** START OF DATA BLOCK **
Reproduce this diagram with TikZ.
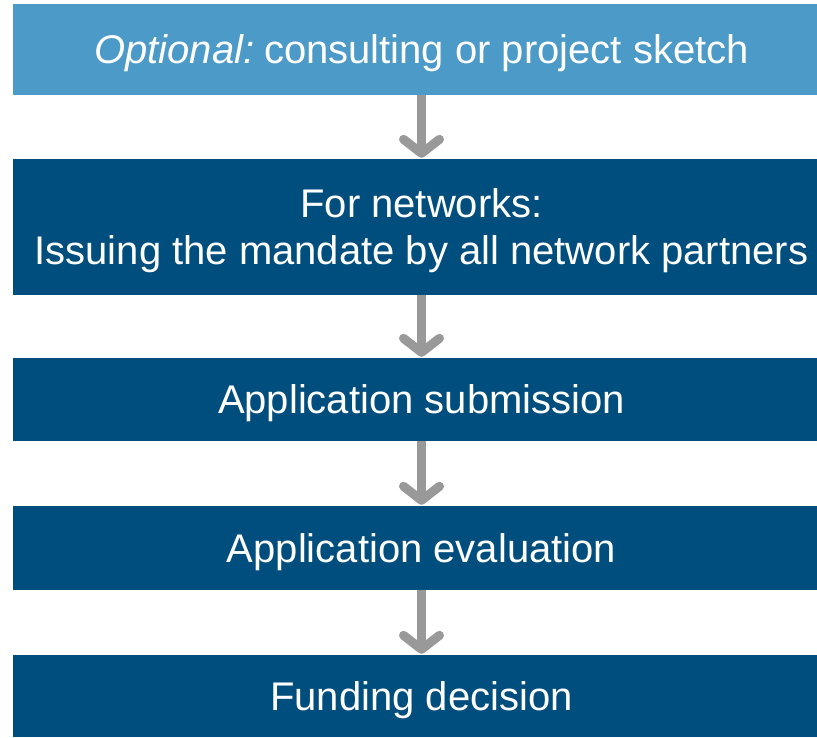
\documentclass[tikz,border=0pt]{standalone}
\usepackage{fontspec}
\setmainfont{Liberation Sans}
\usetikzlibrary{arrows.meta}
\definecolor{lightbox}{HTML}{4B9AC8}
\definecolor{darkbox}{HTML}{004E7D}
\definecolor{arrowgray}{HTML}{999999}
\tikzset{
  box/.style={fill=#1, draw=none, inner sep=0pt, minimum width=817pt},
  txt/.style={text=white, inner sep=0pt, align=center, yshift=-4pt,
    font=\fontsize{40}{47}\selectfont},
  flow/.style={draw=arrowgray, line width=9pt,
    -{Straight Barb[length=14pt,width=36pt,round]}, shorten >=1pt}
}
\begin{document}
\begin{tikzpicture}[x=1pt,y=-1pt]
\useasboundingbox (0,0) rectangle (817,737);
\begin{scope}
\clip (0,0) rectangle (817,737);
\node[box=lightbox, minimum height=91pt, label={[txt]center:{\itshape Optional:}\hspace{-5pt} consulting or project sketch}] (b1) at (421.5,49.5) {};
\node[box=darkbox, minimum height=136pt, label={[txt]center:For networks:\\ Issuing the mandate by all network partners}] (b2) at (421.5,227) {};
\node[box=darkbox, minimum height=83pt, label={[txt]center:Application submission}] (b3) at (421.5,399.5) {};
\node[box=darkbox, minimum height=84pt, label={[txt]center:Application evaluation}] (b4) at (421.5,548) {};
\node[box=darkbox, minimum height=82pt, label={[txt]center:Funding decision}] (b5) at (421.5,696) {};
\end{scope}
\draw[flow] (b1.south) -- (b2.north);
\draw[flow] (b2.south) -- (b3.north);
\draw[flow] (b3.south) -- (b4.north);
\draw[flow] (b4.south) -- (b5.north);
\end{tikzpicture}
\end{document}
** END OF DATA BLOCK **
[REQUIREMENT]
Every line of the material is to be quoted exactly, with no pictures carried over.

[REPLY TO THE EXERCISE]
Reproduce this diagram with TikZ.
\documentclass[tikz,border=0pt]{standalone}
\usepackage{fontspec}
\setmainfont{Liberation Sans}
\usetikzlibrary{arrows.meta}
\definecolor{lightbox}{HTML}{4B9AC8}
\definecolor{darkbox}{HTML}{004E7D}
\definecolor{arrowgray}{HTML}{999999}
\tikzset{
  box/.style={fill=#1, draw=none, inner sep=0pt, minimum width=817pt},
  txt/.style={text=white, inner sep=0pt, align=center, yshift=-4pt,
    font=\fontsize{40}{47}\selectfont},
  flow/.style={draw=arrowgray, line width=9pt,
    -{Straight Barb[length=14pt,width=36pt,round]}, shorten >=1pt}
}
\begin{document}
\begin{tikzpicture}[x=1pt,y=-1pt]
\useasboundingbox (0,0) rectangle (817,737);
\begin{scope}
\clip (0,0) rectangle (817,737);
\node[box=lightbox, minimum height=91pt, label={[txt]center:{\itshape Optional:}\hspace{-5pt} consulting or project sketch}] (b1) at (421.5,49.5) {};
\node[box=darkbox, minimum height=136pt, label={[txt]center:For networks:\\ Issuing the mandate by all network partners}] (b2) at (421.5,227) {};
\node[box=darkbox, minimum height=83pt, label={[txt]center:Application submission}] (b3) at (421.5,399.5) {};
\node[box=darkbox, minimum height=84pt, label={[txt]center:Application evaluation}] (b4) at (421.5,548) {};
\node[box=darkbox, minimum height=82pt, label={[txt]center:Funding decision}] (b5) at (421.5,696) {};
\end{scope}
\draw[flow] (b1.south) -- (b2.north);
\draw[flow] (b2.south) -- (b3.north);
\draw[flow] (b3.south) -- (b4.north);
\draw[flow] (b4.south) -- (b5.north);
\end{tikzpicture}
\end{document}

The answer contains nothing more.